• [Task details]: Starting at the top of the listing, extract every line up to and including the one with "(0,0) rectangle (1147,870);". Pictures stay out of the copy.

(begin)

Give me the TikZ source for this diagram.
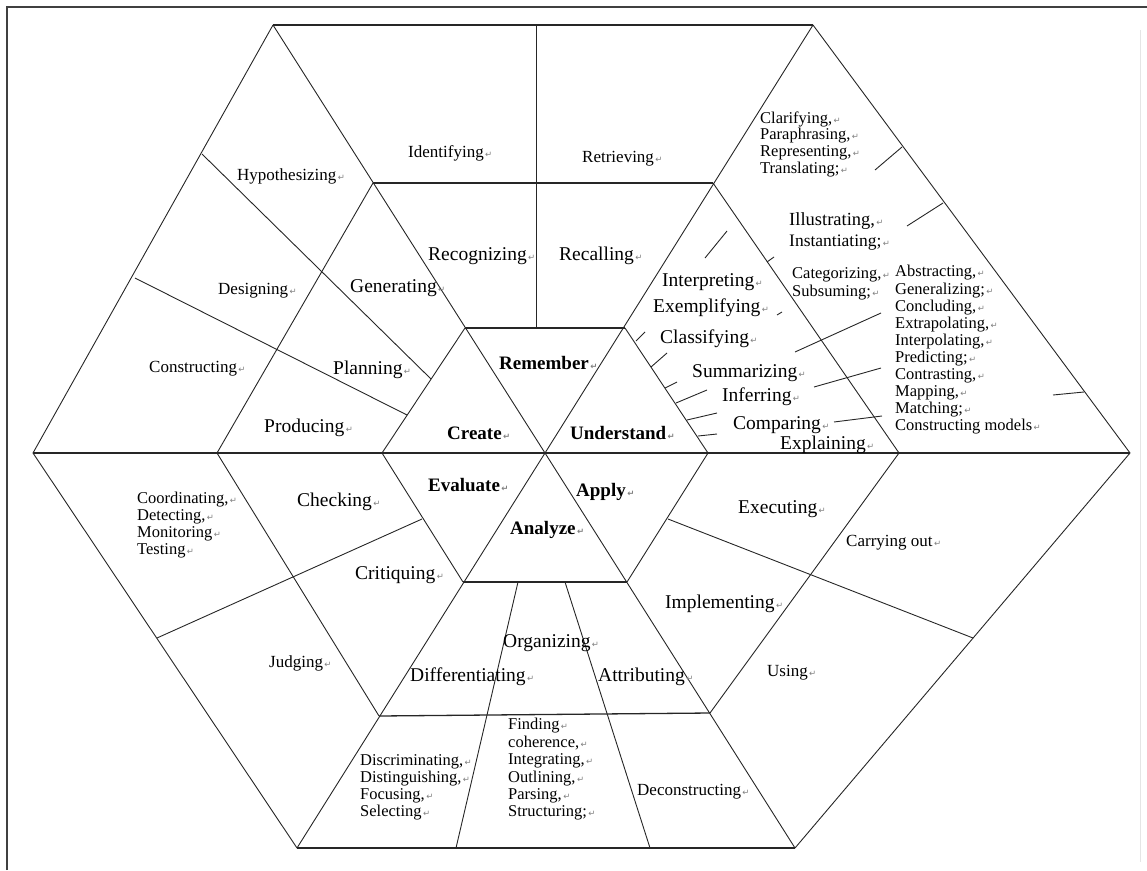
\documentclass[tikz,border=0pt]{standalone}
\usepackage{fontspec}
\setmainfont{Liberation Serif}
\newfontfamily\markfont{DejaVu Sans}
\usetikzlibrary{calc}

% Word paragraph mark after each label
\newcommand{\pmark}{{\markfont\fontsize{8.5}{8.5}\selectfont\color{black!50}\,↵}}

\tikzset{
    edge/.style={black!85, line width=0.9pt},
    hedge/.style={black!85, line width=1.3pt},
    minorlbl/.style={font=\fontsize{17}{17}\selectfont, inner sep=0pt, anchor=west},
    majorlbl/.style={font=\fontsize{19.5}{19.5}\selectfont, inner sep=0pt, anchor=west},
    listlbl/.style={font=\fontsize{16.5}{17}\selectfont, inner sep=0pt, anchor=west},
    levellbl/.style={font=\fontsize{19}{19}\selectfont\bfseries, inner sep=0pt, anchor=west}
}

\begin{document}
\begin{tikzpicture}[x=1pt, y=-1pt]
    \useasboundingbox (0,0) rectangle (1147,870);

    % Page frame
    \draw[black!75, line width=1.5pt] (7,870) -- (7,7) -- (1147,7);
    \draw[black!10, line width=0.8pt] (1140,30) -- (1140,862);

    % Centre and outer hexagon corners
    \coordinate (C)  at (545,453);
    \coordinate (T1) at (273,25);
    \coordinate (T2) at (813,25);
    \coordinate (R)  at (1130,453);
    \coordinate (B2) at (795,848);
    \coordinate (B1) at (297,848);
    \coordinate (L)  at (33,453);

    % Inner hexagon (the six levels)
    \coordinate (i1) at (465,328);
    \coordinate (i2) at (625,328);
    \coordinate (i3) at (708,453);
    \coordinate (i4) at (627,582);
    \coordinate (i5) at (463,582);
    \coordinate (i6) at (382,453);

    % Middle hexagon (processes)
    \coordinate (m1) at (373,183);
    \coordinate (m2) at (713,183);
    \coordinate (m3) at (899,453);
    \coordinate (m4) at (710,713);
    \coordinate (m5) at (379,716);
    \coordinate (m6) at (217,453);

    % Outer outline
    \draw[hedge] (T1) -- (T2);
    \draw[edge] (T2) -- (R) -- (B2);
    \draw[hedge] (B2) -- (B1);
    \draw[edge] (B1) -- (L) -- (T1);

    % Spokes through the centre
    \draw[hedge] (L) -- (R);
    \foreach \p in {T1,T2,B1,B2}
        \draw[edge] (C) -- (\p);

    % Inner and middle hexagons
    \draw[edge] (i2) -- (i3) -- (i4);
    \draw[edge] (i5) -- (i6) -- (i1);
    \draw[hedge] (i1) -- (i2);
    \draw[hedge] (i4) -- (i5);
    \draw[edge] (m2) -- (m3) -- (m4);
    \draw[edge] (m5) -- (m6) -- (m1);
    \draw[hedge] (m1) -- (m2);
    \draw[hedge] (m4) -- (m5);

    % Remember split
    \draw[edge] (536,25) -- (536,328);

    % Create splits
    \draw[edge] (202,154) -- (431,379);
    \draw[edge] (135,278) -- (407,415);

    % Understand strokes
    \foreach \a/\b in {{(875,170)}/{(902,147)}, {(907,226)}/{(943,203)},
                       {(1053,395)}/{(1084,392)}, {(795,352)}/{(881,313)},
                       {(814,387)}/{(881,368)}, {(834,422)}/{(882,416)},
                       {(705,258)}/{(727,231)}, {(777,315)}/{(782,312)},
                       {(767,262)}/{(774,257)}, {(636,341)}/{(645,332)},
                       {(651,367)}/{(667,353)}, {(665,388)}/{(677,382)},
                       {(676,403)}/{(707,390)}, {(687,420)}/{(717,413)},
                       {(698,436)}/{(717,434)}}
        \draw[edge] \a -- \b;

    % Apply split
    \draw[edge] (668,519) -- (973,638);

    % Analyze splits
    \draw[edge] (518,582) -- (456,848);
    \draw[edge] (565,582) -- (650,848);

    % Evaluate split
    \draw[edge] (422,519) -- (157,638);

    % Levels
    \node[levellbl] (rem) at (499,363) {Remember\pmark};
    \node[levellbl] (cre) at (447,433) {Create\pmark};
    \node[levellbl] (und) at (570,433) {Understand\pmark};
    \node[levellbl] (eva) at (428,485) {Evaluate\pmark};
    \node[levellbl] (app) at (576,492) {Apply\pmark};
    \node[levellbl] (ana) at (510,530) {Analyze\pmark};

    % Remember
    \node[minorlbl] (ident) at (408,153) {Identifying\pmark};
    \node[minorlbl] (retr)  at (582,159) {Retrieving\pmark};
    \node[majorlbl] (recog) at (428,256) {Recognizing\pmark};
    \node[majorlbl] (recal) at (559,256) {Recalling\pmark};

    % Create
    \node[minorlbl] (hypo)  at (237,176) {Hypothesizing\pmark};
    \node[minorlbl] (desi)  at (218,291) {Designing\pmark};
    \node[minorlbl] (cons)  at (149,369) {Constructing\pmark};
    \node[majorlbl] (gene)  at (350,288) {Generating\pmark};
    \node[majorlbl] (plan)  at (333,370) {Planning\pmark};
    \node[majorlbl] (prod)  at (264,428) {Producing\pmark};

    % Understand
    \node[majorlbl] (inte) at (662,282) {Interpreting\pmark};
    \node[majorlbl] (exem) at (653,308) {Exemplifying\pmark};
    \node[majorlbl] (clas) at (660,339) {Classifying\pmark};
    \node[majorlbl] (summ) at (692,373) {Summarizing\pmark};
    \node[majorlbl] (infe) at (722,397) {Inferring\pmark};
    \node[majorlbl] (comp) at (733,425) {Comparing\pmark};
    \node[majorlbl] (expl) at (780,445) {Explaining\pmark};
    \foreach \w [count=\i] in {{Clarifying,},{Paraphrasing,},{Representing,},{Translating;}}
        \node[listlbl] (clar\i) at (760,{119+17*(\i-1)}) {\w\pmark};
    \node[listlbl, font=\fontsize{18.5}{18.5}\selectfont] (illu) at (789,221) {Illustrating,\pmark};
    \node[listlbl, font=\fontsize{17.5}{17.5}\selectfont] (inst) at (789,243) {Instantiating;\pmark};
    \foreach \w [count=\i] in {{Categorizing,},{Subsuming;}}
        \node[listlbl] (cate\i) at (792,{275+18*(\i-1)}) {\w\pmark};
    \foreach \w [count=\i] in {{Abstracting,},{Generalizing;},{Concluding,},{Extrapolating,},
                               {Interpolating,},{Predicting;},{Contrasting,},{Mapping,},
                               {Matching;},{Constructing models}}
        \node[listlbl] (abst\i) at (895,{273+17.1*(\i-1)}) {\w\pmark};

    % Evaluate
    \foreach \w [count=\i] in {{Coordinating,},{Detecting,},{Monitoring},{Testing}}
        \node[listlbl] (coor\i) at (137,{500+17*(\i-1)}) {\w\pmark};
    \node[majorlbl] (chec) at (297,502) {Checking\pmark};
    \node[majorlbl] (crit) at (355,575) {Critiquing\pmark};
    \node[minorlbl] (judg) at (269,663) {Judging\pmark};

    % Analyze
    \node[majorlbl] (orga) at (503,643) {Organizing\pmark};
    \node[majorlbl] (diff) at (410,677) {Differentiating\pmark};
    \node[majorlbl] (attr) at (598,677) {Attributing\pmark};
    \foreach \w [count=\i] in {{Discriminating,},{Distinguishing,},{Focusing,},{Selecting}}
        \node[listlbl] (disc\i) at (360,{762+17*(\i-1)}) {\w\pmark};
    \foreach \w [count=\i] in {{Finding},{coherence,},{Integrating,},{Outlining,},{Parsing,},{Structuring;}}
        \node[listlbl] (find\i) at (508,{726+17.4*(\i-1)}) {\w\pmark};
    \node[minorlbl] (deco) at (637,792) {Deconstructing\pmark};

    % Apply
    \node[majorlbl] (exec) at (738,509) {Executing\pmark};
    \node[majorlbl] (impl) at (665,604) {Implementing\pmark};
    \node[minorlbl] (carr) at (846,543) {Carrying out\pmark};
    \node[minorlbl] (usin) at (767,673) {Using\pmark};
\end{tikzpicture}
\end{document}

(end)

• [Result below]:
Give me the TikZ source for this diagram.
\documentclass[tikz,border=0pt]{standalone}
\usepackage{fontspec}
\setmainfont{Liberation Serif}
\newfontfamily\markfont{DejaVu Sans}
\usetikzlibrary{calc}

% Word paragraph mark after each label
\newcommand{\pmark}{{\markfont\fontsize{8.5}{8.5}\selectfont\color{black!50}\,↵}}

\tikzset{
    edge/.style={black!85, line width=0.9pt},
    hedge/.style={black!85, line width=1.3pt},
    minorlbl/.style={font=\fontsize{17}{17}\selectfont, inner sep=0pt, anchor=west},
    majorlbl/.style={font=\fontsize{19.5}{19.5}\selectfont, inner sep=0pt, anchor=west},
    listlbl/.style={font=\fontsize{16.5}{17}\selectfont, inner sep=0pt, anchor=west},
    levellbl/.style={font=\fontsize{19}{19}\selectfont\bfseries, inner sep=0pt, anchor=west}
}

\begin{document}
\begin{tikzpicture}[x=1pt, y=-1pt]
    \useasboundingbox (0,0) rectangle (1147,870);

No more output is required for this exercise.